> GIVEN RECORDS
★ ★ ★ ★ ★

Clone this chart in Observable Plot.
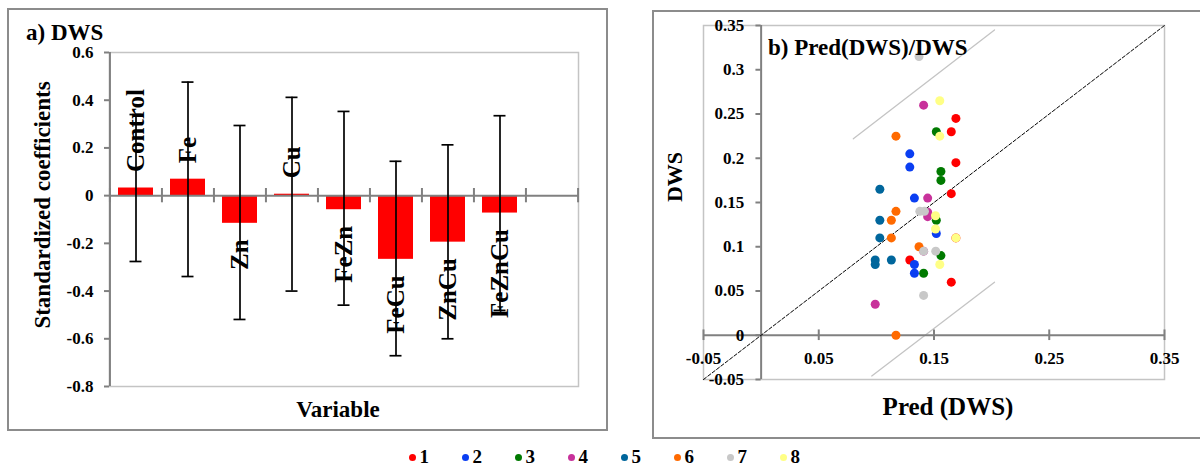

★ ★ ★ ★ ★

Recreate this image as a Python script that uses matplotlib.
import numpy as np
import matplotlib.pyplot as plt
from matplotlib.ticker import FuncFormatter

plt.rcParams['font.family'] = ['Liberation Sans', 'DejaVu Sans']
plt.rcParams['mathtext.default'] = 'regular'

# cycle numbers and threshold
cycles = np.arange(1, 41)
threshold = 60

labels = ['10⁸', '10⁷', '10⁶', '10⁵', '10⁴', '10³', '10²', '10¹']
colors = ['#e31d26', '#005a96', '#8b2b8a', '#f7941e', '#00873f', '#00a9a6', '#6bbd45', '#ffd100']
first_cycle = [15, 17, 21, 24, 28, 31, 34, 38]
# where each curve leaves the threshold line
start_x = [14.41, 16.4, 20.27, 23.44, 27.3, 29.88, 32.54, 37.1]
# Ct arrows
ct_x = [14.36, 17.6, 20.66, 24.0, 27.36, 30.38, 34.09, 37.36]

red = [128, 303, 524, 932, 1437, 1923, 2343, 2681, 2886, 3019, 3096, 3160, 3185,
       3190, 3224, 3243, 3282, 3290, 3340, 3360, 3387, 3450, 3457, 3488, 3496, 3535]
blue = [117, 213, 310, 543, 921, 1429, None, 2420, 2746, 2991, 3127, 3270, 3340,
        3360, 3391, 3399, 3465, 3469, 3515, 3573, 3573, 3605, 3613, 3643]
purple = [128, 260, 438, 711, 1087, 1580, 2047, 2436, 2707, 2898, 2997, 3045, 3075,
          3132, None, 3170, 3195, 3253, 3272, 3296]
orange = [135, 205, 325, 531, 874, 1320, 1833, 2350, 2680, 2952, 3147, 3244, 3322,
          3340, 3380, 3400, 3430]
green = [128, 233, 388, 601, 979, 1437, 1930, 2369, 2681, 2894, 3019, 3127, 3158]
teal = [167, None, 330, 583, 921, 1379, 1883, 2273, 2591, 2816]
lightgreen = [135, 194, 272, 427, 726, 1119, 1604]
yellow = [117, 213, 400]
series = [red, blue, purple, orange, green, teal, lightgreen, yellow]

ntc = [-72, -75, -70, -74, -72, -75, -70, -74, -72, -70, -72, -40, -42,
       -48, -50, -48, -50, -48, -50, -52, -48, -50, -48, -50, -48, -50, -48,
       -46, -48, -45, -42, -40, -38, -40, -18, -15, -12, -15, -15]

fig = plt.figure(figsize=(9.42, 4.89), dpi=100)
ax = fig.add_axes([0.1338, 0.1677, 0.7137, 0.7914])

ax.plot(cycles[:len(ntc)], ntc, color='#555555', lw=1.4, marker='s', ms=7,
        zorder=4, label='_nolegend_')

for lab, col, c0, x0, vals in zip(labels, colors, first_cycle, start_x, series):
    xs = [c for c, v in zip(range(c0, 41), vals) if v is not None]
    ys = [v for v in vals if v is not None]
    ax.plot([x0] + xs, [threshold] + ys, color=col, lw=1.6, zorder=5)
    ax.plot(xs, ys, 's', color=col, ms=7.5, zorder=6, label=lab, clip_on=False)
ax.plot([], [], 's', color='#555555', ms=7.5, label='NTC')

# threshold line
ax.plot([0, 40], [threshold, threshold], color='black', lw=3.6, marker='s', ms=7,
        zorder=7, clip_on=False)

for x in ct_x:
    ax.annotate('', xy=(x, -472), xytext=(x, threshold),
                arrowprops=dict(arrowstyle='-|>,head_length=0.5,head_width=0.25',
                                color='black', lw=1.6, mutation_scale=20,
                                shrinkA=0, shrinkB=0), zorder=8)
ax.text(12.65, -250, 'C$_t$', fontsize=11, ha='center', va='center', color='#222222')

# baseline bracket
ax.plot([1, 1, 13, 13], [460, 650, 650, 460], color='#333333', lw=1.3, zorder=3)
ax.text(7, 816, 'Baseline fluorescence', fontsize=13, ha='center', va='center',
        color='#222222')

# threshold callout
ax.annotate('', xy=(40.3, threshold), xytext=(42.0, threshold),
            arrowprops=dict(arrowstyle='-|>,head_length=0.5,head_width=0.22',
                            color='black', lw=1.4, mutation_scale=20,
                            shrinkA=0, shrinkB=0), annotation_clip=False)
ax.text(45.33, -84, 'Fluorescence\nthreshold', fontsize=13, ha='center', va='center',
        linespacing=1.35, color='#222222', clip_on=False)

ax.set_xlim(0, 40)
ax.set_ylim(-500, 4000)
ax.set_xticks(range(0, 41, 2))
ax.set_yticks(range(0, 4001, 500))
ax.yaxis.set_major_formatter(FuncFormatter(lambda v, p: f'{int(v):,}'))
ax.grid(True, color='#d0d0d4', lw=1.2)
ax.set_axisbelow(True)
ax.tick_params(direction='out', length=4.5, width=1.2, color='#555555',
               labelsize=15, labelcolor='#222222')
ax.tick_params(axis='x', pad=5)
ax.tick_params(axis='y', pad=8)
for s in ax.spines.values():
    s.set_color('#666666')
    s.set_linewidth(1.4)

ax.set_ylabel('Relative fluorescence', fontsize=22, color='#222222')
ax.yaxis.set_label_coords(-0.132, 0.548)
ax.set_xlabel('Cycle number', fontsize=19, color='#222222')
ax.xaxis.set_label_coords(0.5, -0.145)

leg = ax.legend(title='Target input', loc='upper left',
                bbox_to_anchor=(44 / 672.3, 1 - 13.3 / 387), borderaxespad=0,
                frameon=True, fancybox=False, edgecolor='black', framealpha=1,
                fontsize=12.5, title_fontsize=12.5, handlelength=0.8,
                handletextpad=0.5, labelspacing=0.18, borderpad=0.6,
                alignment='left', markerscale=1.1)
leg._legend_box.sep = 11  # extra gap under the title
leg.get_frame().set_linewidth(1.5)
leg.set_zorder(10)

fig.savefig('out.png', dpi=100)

★ ★ ★ ★ ★

> YOUR OBJECTIVE
Above are records; repeat only the lines starting at the line with "Recreate this image" and ending at the line with "ct_x = [14.36, 17.6, 20.66, 24.0, 27.36, 30.38, 34.09, 37.36]", exactly as they appear, both included.

> WRITTEN SOLUTION
Recreate this image as a Python script that uses matplotlib.
import numpy as np
import matplotlib.pyplot as plt
from matplotlib.ticker import FuncFormatter

plt.rcParams['font.family'] = ['Liberation Sans', 'DejaVu Sans']
plt.rcParams['mathtext.default'] = 'regular'

# cycle numbers and threshold
cycles = np.arange(1, 41)
threshold = 60

labels = ['10⁸', '10⁷', '10⁶', '10⁵', '10⁴', '10³', '10²', '10¹']
colors = ['#e31d26', '#005a96', '#8b2b8a', '#f7941e', '#00873f', '#00a9a6', '#6bbd45', '#ffd100']
first_cycle = [15, 17, 21, 24, 28, 31, 34, 38]
# where each curve leaves the threshold line
start_x = [14.41, 16.4, 20.27, 23.44, 27.3, 29.88, 32.54, 37.1]
# Ct arrows
ct_x = [14.36, 17.6, 20.66, 24.0, 27.36, 30.38, 34.09, 37.36]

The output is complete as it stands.